L'Union européenne a abdiqué dimanche 27 juillet l'essentiel de sa mission: défendre coûte que coûte le grand marché européen, et démontrer que l'on est plus forts à 27 que tout seul face aux autres puissances. Cette abdication, il faut le dire haut et fort, s'est faite à priori avec l'accord des pays membres, au nom desquels la Commission a négocié ce «deal» controversé qui aboutira à des tarifs de 15% sur les produits européens exportés aux Etats-Unis.
Sur mandat des 27
On peut bien sûr, comme l'a fait lundi 28 juillet à Bruxelles, le commissaire-négociateur Maros Sefcovic (bien connu des Suisses, avec lesquels il a négocié les futurs accords bilatéraux), affirmer qu'une guerre commerciale aurait été beaucoup plus désastreuse. L'on peut aussi répéter que la Commission a agi sur mandat des 27 (des mandats dont on aimerait très vite connaître la teneur). On peut enfin se féliciter, comme Ursula von der Leyen l'a fait en Ecosse, d'avoir obtenu un «deal» avec Trump avant l'ultimatum du 1er août. Sauf que tout cela ne change rien.
Réalité incontournable
La réalité crasse, évidente, incontournable, est que l'Union européenne n'est toujours pas faite en 2025 pour affronter des crises, engager des duels géopolitiques et les remporter. Cette UE, avec son armada de 30'000 fonctionnaires, est un paquebot paré pour naviguer dans un lac helvétique. Dès que le vent souffle, que les vagues grondent et que les icebergs menacent, elle perd sa boussole, son moteur s'essouffle et le grand vaisseau commence à prendre l'eau. Surtout quand son capitaine, aujourd'hui Ursula von der Leyen, prend ses consignes à Berlin, capitale d'une Allemagne très peu désireuse de heurter son protecteur américain, et convaincue (peut-être à tort) que son industrie peut absorber le choc des 15% mieux que ses concurrentes.
La leçon pour la Suisse
Vue de Suisse, petit pays arrimé au grand marché européen, cette Union européenne vient de justifier une approche avant tout utilitaire de notre relation. L'essentiel est, pour la Confédération et ses entreprises, de pouvoir accéder à son marché, ce que Donald Trump s'est employé à obtenir avec succès. Puisque l'UE est de moins en moins un projet politique, et de plus en plus un coffre-fort percé, l'essentiel est de savoir en profiter. En misant sur le rapport de force comme le fait Trump. Ou sur un compagnonnage pragmatique, vigilant et dépourvu d'illusions comme le fait la Suisse avec ses bilatérales.

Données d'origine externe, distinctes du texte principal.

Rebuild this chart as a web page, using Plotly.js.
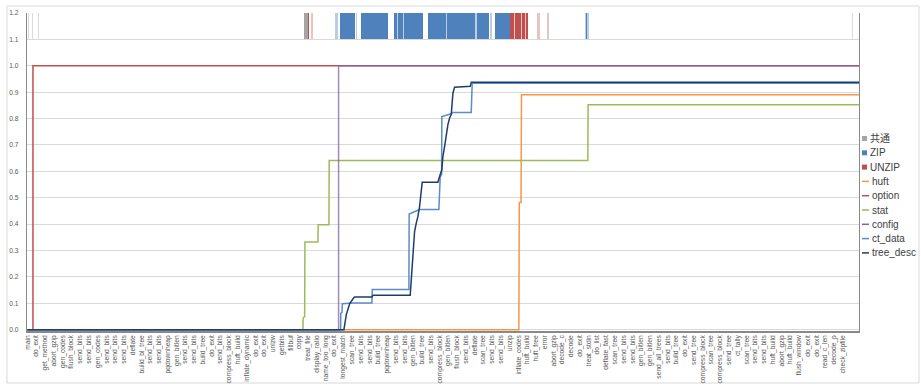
<!DOCTYPE html>
<html><head><meta charset="utf-8">
<script src="https://cdn.plot.ly/plotly-3.0.1.min.js"></script>
<style>html,body{margin:0;padding:0;background:#fff;}#chart{width:921px;height:387px;}</style>
</head><body><div id="chart"></div>
<script>
// ---- x tick labels (one every label step) ----
const tickLabels = ['main','do_exit','get_method','abort_gzip','gen_codes','flush_block','send_bits','send_bits','gen_codes','send_bits','send_bits','send_bits','deflate','build_bl_tree','send_bits','send_bits','pqdownheap','gen_bitlen','send_bits','send_bits','build_tree','do_exit','send_bits','compress_block','huft_build','inflate_dynamic','do_exit','do_exit','unlzw','getbits','fillbuf','copy','treat_file','display_ratio','name_too_long','do_exit','longest_match','scan_tree','send_bits','send_bits','build_tree','pqdownheap','send_bits','send_bits','gen_bitlen','build_tree','send_bits','compress_block','gen_bitlen','flush_block','send_bits','deflate','scan_tree','send_bits','send_bits','unzip','inflate_codes','huft_build','huft_free','error','abort_gzip','decode_c','decode','do_exit','treat_stdin','do_list','deflate_fast','scan_tree','send_bits','send_bits','gen_bitlen','gen_bitlen','send_all_trees','send_bits','build_tree','do_exit','send_tree','compress_block','scan_tree','compress_block','send_tree','ct_tally','scan_tree','send_bits','send_bits','huft_build','abort_gzip','huft_build','flush_window','do_exit','do_exit','read_c_len','decode_p','check_zipfile'];

// ---- band (1.1 - 1.2) spans, in label-index units ----
// solid runs
const commonStart = [31.55];
const commonEnd   = [31.96];
const zipStart = [35.61, 38.08, 38.66, 39.66, 40.11, 41.76, 42.26, 42.91, 43.31, 45.74, 46.30, 47.44, 47.83, 49.92, 51.30, 53.36, 63.74];
const zipEnd   = [37.32, 38.60, 39.60, 40.05, 41.11, 42.20, 42.85, 43.25, 45.07, 46.24, 47.38, 47.77, 49.86, 51.10, 52.63, 54.99, 63.80];
const unzipStart = [32.01, 55.07, 55.60, 56.00, 56.42, 56.82, 58.30, 59.36];
const unzipEnd   = [32.10, 55.55, 55.95, 56.35, 56.75, 57.07, 58.34, 59.40];
// sparse (faint) marks
const commonFaintStart = [0.06, 0.50, 0.72, 0.92, 1.15, 31.38, 33.10, 34.35, 62.86, 94.10];
const commonFaintEnd   = [0.14, 0.58, 0.78, 0.98, 1.33, 31.47, 33.16, 34.41, 62.92, 94.16];
const zipFaintStart = [35.08, 37.50, 38.55, 39.55, 40.00, 42.15, 42.80, 43.20, 46.19, 47.33, 47.72, 49.81, 51.05, 52.78, 63.55];
const zipFaintEnd   = [35.40, 37.60, 38.71, 39.71, 40.16, 42.31, 42.96, 43.36, 46.35, 47.49, 47.88, 49.97, 51.35, 53.02, 64.00];
const unzipFaintStart = [32.40, 55.50, 55.90, 56.30, 56.70, 58.15, 59.25];
const unzipFaintEnd   = [32.52, 55.65, 56.05, 56.47, 56.87, 58.48, 59.52];
const bandBase = 1.1, bandTop = 1.2;

// ---- cumulative line series ----
const huftX = [0, 56.05, 56.10, 56.30, 56.35, 94.85];
const huftY = [0, 0, 0.482, 0.482, 0.89, 0.89];
const optionX = [0, 0.63, 0.63, 94.85];
const optionY = [0, 0, 1.0, 1.0];
const statX = [0, 31.42, 31.45, 31.62, 31.65, 33.13, 33.16, 34.39, 34.42, 63.92, 63.95, 94.85];
const statY = [0, 0, 0.044, 0.05, 0.332, 0.332, 0.398, 0.398, 0.641, 0.641, 0.852, 0.852];
const configX = [0, 35.49, 35.49, 94.85];
const configY = [0, 0, 1.0, 1.0];
const ctDataX = [0, 35.72, 35.74, 35.88, 35.91, 37.13, 39.29, 39.33, 43.51, 43.54, 44.73, 46.93, 47.08, 47.24, 47.27, 48.34, 48.53, 50.62, 50.73, 94.85];
const ctDataY = [0, 0, 0.063, 0.066, 0.098, 0.101, 0.101, 0.152, 0.152, 0.438, 0.455, 0.455, 0.578, 0.588, 0.808, 0.818, 0.823, 0.823, 0.934, 0.934];
const treeDescX = [0, 36.10, 36.37, 36.56, 36.75, 37.20, 37.32, 39.29, 39.41, 43.66, 43.89, 44.04, 44.16, 44.35, 44.54, 44.73, 44.92, 45.03, 46.82, 46.93, 47.08, 47.27, 47.39, 47.58, 47.77, 47.96, 48.15, 48.34, 48.53, 48.72, 50.51, 50.62, 94.85];
const treeDescY = [0, 0, 0.057, 0.076, 0.098, 0.120, 0.124, 0.124, 0.130, 0.130, 0.240, 0.316, 0.372, 0.404, 0.429, 0.467, 0.543, 0.559, 0.559, 0.576, 0.588, 0.606, 0.657, 0.694, 0.745, 0.777, 0.802, 0.815, 0.896, 0.919, 0.922, 0.938, 0.938];

const legendNames = ['共通','ZIP','UNZIP','huft','option','stat','config','ct_data','tree_desc'];
const legendKinds = ['bar','bar','bar','line','line','line','line','line','line'];

// ---- styling ----
const colors = {
  '共通':'#A5A5A5', 'ZIP':'#4F81BD', 'UNZIP':'#C0504D',
  'huft':'#F79646', 'option':'#C0504D', 'stat':'#9BBB59', 'config':'#8064A2',
  'ct_data':'#5B8CCB', 'tree_desc':'#1F3D6B'
};
const W = 921, H = 387, ML = 27, MR = 62, MT = 13, MB = 56;
const PW = W - ML - MR, PH = H - MT - MB;
const px2x = p => (p - ML) / PW;
const px2y = p => (H - MB - p) / PH;

function band(name, s, e, op) {
  return {
    type: 'bar', name: name,
    x: s.map((v, i) => (v + e[i]) / 2),
    width: s.map((v, i) => e[i] - v),
    y: s.map(() => bandTop - bandBase),
    base: s.map(() => bandBase),
    marker: {color: colors[name], opacity: op || 1, line: {width: 0}},
    showlegend: false, hoverinfo: 'skip'
  };
}
function line(name, x, y, w, op) {
  return {type: 'scatter', mode: 'lines', name: name, x: x, y: y,
    line: {color: colors[name], width: w || 1.5}, opacity: op || 1,
    showlegend: false, hoverinfo: 'skip'};
}

const data = [
  band('共通', commonFaintStart, commonFaintEnd, 0.4),
  band('ZIP', zipFaintStart, zipFaintEnd, 0.4),
  band('UNZIP', unzipFaintStart, unzipFaintEnd, 0.35),
  band('共通', commonStart, commonEnd),
  band('ZIP', zipStart, zipEnd),
  band('UNZIP', unzipStart, unzipEnd),
  line('huft', huftX, huftY),
  line('option', optionX, optionY),
  line('stat', statX, statY),
  line('config', configX, configY, 1.5, 0.75),
  line('ct_data', ctDataX, ctDataY),
  line('tree_desc', treeDescX, treeDescY)
];

// custom legend
const shapes = [];
const annotations = [];
const legY0 = 138.5, legStep = 14.3;
legendNames.forEach((n, i) => {
  const yc = legY0 + i * legStep;
  if (legendKinds[i] === 'bar') {
    shapes.push({type: 'rect', xref: 'paper', yref: 'paper', x0: px2x(862), x1: px2x(867), y0: px2y(yc + 2.5), y1: px2y(yc - 2.5),
      fillcolor: colors[n], line: {width: 0}});
  } else {
    shapes.push({type: 'line', xref: 'paper', yref: 'paper', x0: px2x(862), x1: px2x(869), y0: px2y(yc), y1: px2y(yc),
      line: {color: colors[n], width: 1.5}});
  }
  annotations.push({xref: 'paper', yref: 'paper', x: px2x(legendKinds[i] === 'bar' ? 867.5 : 869.5), y: px2y(yc),
    xanchor: 'left', yanchor: 'middle', showarrow: false, text: n,
    font: {size: 10, color: '#404040', family: 'Liberation Sans, Arial, Noto Sans CJK JP, sans-serif'}});
});
// chart frame
shapes.push({type: 'rect', xref: 'paper', yref: 'paper', x0: px2x(7), x1: px2x(919), y0: px2y(383), y1: px2y(6),
  line: {color: '#D9D9D9', width: 1}, fillcolor: 'rgba(0,0,0,0)', layer: 'below'});

const layout = {
  width: W, height: H,
  margin: {l: ML, r: MR, t: MT, b: MB, pad: 0},
  paper_bgcolor: '#fff', plot_bgcolor: '#fff',
  barmode: 'overlay', bargap: 0,
  showlegend: false,
  font: {family: 'Liberation Sans, Arial, sans-serif', color: '#595959'},
  xaxis: {
    type: 'linear', range: [-0.05, 94.85],
    tickmode: 'array', tickvals: tickLabels.map((_, i) => i), ticktext: tickLabels,
    tickangle: -90, tickfont: {size: 6.7, color: '#595959'},
    showgrid: false, zeroline: false,
    showline: true, linecolor: '#898989', linewidth: 1.5,
    ticks: '', layer: 'below traces', fixedrange: true
  },
  yaxis: {
    range: [-0.005, 1.2], tickmode: 'array',
    tickvals: [0,0.1,0.2,0.3,0.4,0.5,0.6,0.7,0.8,0.9,1.0,1.1,1.2],
    tickformat: '.1f', tickfont: {size: 6.7, color: '#595959'},
    showgrid: true, gridcolor: '#D9D9D9', gridwidth: 1,
    zeroline: false, showline: true, linecolor: '#898989', linewidth: 1.2, mirror: true,
    ticks: '', ticklabelstandoff: 6, layer: 'below traces', fixedrange: true
  },
  shapes: shapes, annotations: annotations
};

Plotly.newPlot('chart', data, layout, {staticPlot: true, displayModeBar: false});
</script></body></html>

Le pire est que tout le monde, à Bruxelles et dans les capitales, s'accommode de cette situation. Seul Emmanuel Macron, à Paris, martèle encore l'argument de la souveraineté européenne et de la préférence communautaire, sans avoir les moyens de ses ambitions, puisque son pays est en quasi-faillite. Les autres? L'Allemagne ne veut pas de vagues. L'Italie slalome pour plaire à Trump. Les pays du Benelux veulent continuer à tirer les marrons du feu. La Pologne reste militairement arrimée aux Etats-Unis. La Grèce n'est obsédée que par la Turquie… Un seul pays a jusque-là osé dire «non » à Trump. C'était l'Espagne, lors du sommet de l'OTAN. Mais les Espagnols sont aussi de gros importateurs de gaz américain.
Déclin européen programmé
Ursula von der Leyen, surnommée à Bruxelles «l'impératrice» en raison de son autoritarisme, est la gestionnaire de ce déclin européen programmé. Logique. Ancienne ministre de la Défense de l'Allemagne, elle sait ce que veut dire une armée incapable de combattre. Or tel est l'état de l'UE aujourd'hui, après cet accord commercial: une puissance économique qui n'a pas su changer d'époque. Et qui n'a pas du tout envie de se réveiller dans un monde qui l'obligerait, en urgence, à se transformer. Pour se battre et défendre ses intérêts.